Business Fundamentals
The Difference Between Busy and Profitable
Author: Trevor Hunter
Published: September 14, 2025
Most business owners don't have a revenue problem.
They have a clarity problem.
They're busy all day. Phones ringing. Emails flying. Teams moving. Jobs booked. Calendars full. From the outside, it looks like things are working.
But when you peel it back, the numbers don't match the effort.
Cash feels tight. Stress feels high. And somehow, after all that activity, there's not much left over.
That's the difference between busy and profitable.
Busy is motion.
Profitable is progress.
And confusing the two is one of the fastest ways to burn yourself out while convincing yourself you're doing fine.
Busy feels productive because it's loud. It fills your day. It gives you something to point at when you're exhausted. You answer messages. You jump on calls. You fix problems. You put out fires. At the end of the day, you collapse and tell yourself you earned it.

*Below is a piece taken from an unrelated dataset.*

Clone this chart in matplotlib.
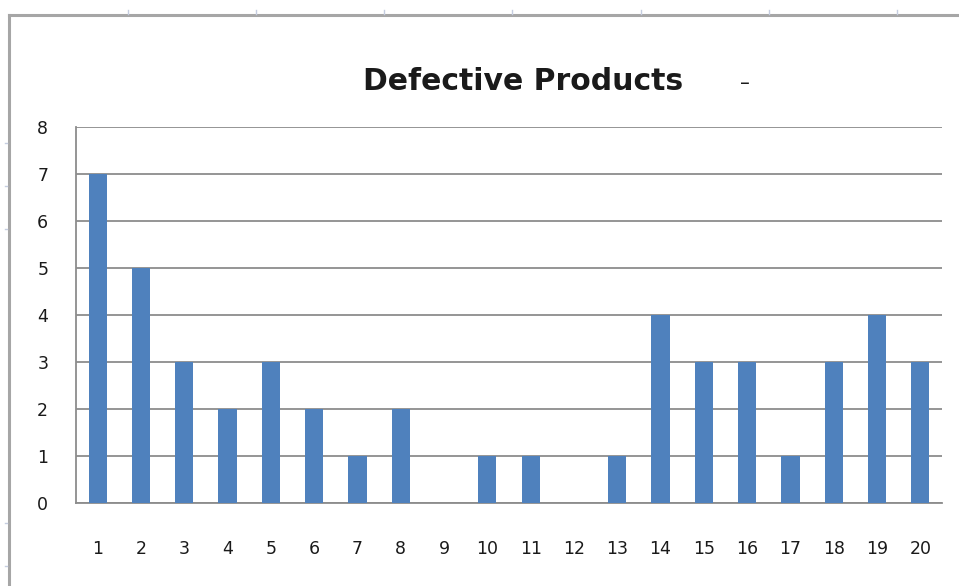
import numpy as np
import matplotlib
matplotlib.use("Agg")
import matplotlib.pyplot as plt
from matplotlib.lines import Line2D

samples = list(range(1, 21))
defects = [7, 5, 3, 2, 3, 2, 1, 2, 0, 1, 1, 0, 1, 4, 3, 3, 1, 3, 4, 3]
yticks = list(range(0, 9))

bar_color = "#4f81bd"
grid_color = "#8c8c8c"
text_color = "#1a1a1a"

plt.rcParams["font.family"] = ["DejaVu Sans"]

fig = plt.figure(figsize=(9.59, 5.86), dpi=100)
W, H = 959.0, 586.0

def fx(px):
    return px / W

def fy(py):
    return 1 - py / H

# chart frame: top and left border of the embedded chart object
fig.add_artist(Line2D([fx(9), 1], [fy(15), fy(15)], color="#a6a6a6", lw=2.2))
fig.add_artist(Line2D([fx(9), fx(9)], [fy(15), 0], color="#a6a6a6", lw=2.2))
# sheet column / row marks outside the frame
for cx in [128, 256, 384, 512, 641, 769, 897]:
    fig.add_artist(Line2D([fx(cx), fx(cx)], [fy(10), fy(14)], color="#c5cde0", lw=1))
for ry in [143, 186, 229, 523, 566]:
    fig.add_artist(Line2D([fx(5), fx(7)], [fy(ry), fy(ry)], color="#c5cde0", lw=1))

ax = fig.add_axes([fx(76), fy(503), fx(942) - fx(76), fy(127) - fy(503)])
ax.bar(samples, defects, width=0.42, color=bar_color, zorder=3)

ax.set_xlim(0.5, 20.5)
ax.set_ylim(0, 8)
ax.set_yticks(yticks)
ax.set_xticks(samples)
ax.set_xticklabels([str(s) for s in samples])
ax.yaxis.grid(True, color=grid_color, lw=1.3, zorder=0)
ax.set_axisbelow(True)

for side in ["top", "right"]:
    ax.spines[side].set_visible(False)
ax.spines["left"].set_color(grid_color)
ax.spines["left"].set_linewidth(1.3)
ax.spines["bottom"].set_color(grid_color)
ax.spines["bottom"].set_linewidth(1.3)

ax.tick_params(axis="both", length=0, labelsize=12.5, colors=text_color)
ax.tick_params(axis="y", pad=20)
ax.tick_params(axis="x", pad=27)

fig.text(fx(523), fy(82), "Defective Products", ha="center", va="center",
         fontsize=21.5, fontweight="bold", color=text_color)
fig.text(fx(745), fy(83), "\u2013", ha="center", va="center",
         fontsize=14, color=text_color)

fig.savefig("out.png", dpi=100)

But profitability is quieter.
Profitability shows up in clean numbers, predictable outcomes, and boring consistency. It doesn't require constant urgency. It doesn't need you involved in everything. And it doesn't care how many hours you worked.
This is where a lot of owners get stuck.
They mistake effort for effectiveness.
They mistake speed for direction.
They mistake being needed for being valuable.
A busy business can still be fragile.
A profitable business is resilient.
The easiest way to spot the difference is to look at what actually moves the business forward versus what just keeps it running.
Busy work keeps the lights on. Profitable work builds leverage.
Busy work is responding to everything immediately. Profitable work is deciding what deserves a response at all.
Busy work is saying yes to every customer. Profitable work is knowing which customers you should never say yes to.
Busy businesses optimize for volume. Profitable businesses optimize for margin.
That's an uncomfortable shift for a lot of people.
Volume feels safe. More jobs, more leads, more clients — it looks like growth. But volume without margin just multiplies your problems. You get more stress, more overhead, more mistakes, and more people depending on a system that isn't actually working.
Margin gives you room to breathe.
Margin gives you options.
Margin lets you say no.
And saying no is one of the most important skills an owner can develop.
Most businesses aren't under-earning because demand isn't there. They're under-earning because they've trained themselves to chase everything instead of protecting what matters.